Sen. Landrieu presented Robinson’s widow, Doris, a proclamation passed by the Senate and an American Flag that flew over the nation’s Capitol.
“When he walked on that field in 1941, it wasn’t flat, it wasn’t even, it was slanted up sharply,” Landrieu said. “It’s not level yet, but because of his life it’s getting there and we all are beneficiaries of that.”
Robinson took over at Grambling State in 1941, when the school was the Louisiana Negro Normal and Industrial Institute and strict segregation ruled the South. As he built the program into one of the most successful, he opened opportunities for the young men he coached.
Richard Lapchick, the director of the University of Central Florida’s Institute for Diversity and Ethics in Sports, wrote a biography of Robinson.
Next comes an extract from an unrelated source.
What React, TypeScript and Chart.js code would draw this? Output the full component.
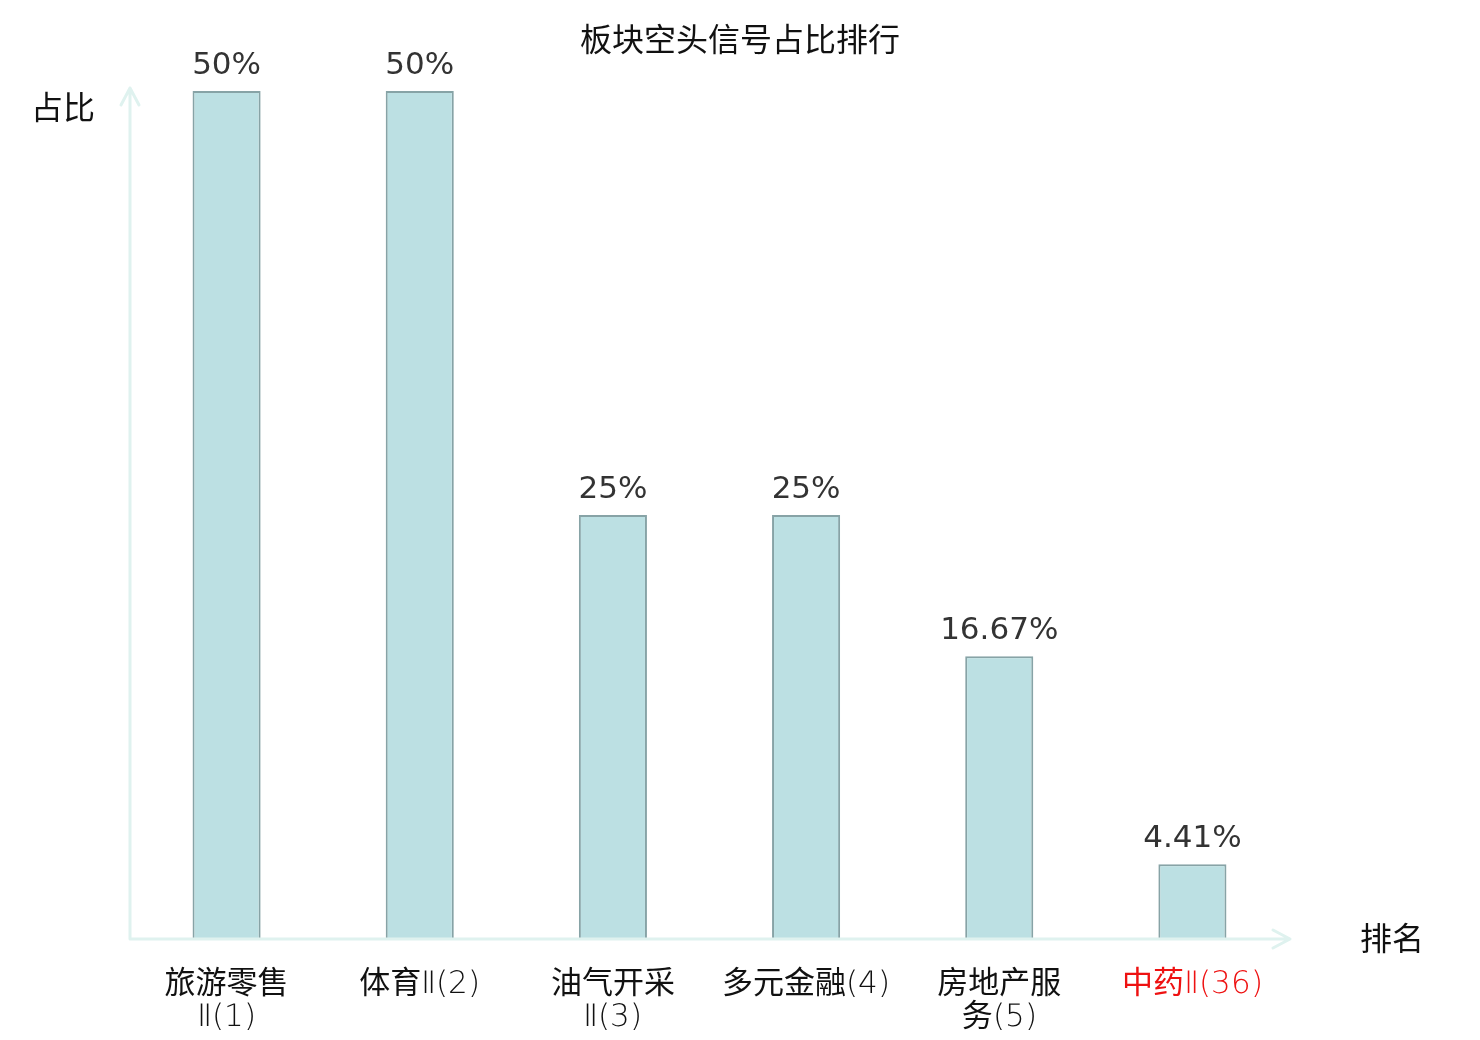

“He loved an America that wouldn’t allow him to buy a ticket to a game at LSU when he was a young boy, yet had him lay in state in the Capitol in that same city,” Lapchick said.
Following the eulogy, Robinson’s great-grandson, 9-year-old Eddie Robinson IV, rang one of the coach’s old cowbells, lofting it over his head and shaking it vigorously. Then the Grambling Band played the school fight song one final time for Robinson as his former players carried the coffin from the building.
“As we say goodbye to coach Eddie Robinson today, I know God is saying hello to him,” said Charlie Joiner, now a wide receivers coach with the Kansas City Chiefs.